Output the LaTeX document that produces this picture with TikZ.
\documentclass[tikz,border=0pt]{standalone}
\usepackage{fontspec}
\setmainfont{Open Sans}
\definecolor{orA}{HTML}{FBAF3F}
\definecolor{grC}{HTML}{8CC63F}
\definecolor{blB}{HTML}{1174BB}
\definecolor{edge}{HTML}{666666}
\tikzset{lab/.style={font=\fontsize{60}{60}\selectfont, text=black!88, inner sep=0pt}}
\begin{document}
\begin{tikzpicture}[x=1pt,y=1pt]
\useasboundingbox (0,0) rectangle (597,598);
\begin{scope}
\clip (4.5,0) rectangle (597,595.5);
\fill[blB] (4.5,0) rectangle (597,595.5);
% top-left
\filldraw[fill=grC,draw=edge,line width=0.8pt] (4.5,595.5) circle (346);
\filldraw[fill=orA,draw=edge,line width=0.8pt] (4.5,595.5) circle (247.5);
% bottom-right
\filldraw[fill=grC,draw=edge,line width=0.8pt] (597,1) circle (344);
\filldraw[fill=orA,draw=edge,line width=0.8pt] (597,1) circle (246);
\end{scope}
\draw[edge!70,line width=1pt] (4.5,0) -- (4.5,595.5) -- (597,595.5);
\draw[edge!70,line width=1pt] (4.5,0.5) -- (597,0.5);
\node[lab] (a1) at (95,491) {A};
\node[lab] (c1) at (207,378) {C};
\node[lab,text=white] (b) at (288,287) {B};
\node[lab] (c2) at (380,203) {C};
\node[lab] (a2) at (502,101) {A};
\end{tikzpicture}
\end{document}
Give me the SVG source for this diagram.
____
* _What to work on_
Generate an exact reproduction of all entries.

* _Answer for the task_
Output the LaTeX document that produces this picture with TikZ.
\documentclass[tikz,border=0pt]{standalone}
\usepackage{fontspec}
\setmainfont{Open Sans}
\definecolor{orA}{HTML}{FBAF3F}
\definecolor{grC}{HTML}{8CC63F}
\definecolor{blB}{HTML}{1174BB}
\definecolor{edge}{HTML}{666666}
\tikzset{lab/.style={font=\fontsize{60}{60}\selectfont, text=black!88, inner sep=0pt}}
\begin{document}
\begin{tikzpicture}[x=1pt,y=1pt]
\useasboundingbox (0,0) rectangle (597,598);
\begin{scope}
\clip (4.5,0) rectangle (597,595.5);
\fill[blB] (4.5,0) rectangle (597,595.5);
% top-left
\filldraw[fill=grC,draw=edge,line width=0.8pt] (4.5,595.5) circle (346);
\filldraw[fill=orA,draw=edge,line width=0.8pt] (4.5,595.5) circle (247.5);
% bottom-right
\filldraw[fill=grC,draw=edge,line width=0.8pt] (597,1) circle (344);
\filldraw[fill=orA,draw=edge,line width=0.8pt] (597,1) circle (246);
\end{scope}
\draw[edge!70,line width=1pt] (4.5,0) -- (4.5,595.5) -- (597,595.5);
\draw[edge!70,line width=1pt] (4.5,0.5) -- (597,0.5);
\node[lab] (a1) at (95,491) {A};
\node[lab] (c1) at (207,378) {C};
\node[lab,text=white] (b) at (288,287) {B};
\node[lab] (c2) at (380,203) {C};
\node[lab] (a2) at (502,101) {A};
\end{tikzpicture}
\end{document}
Give me the SVG source for this diagram.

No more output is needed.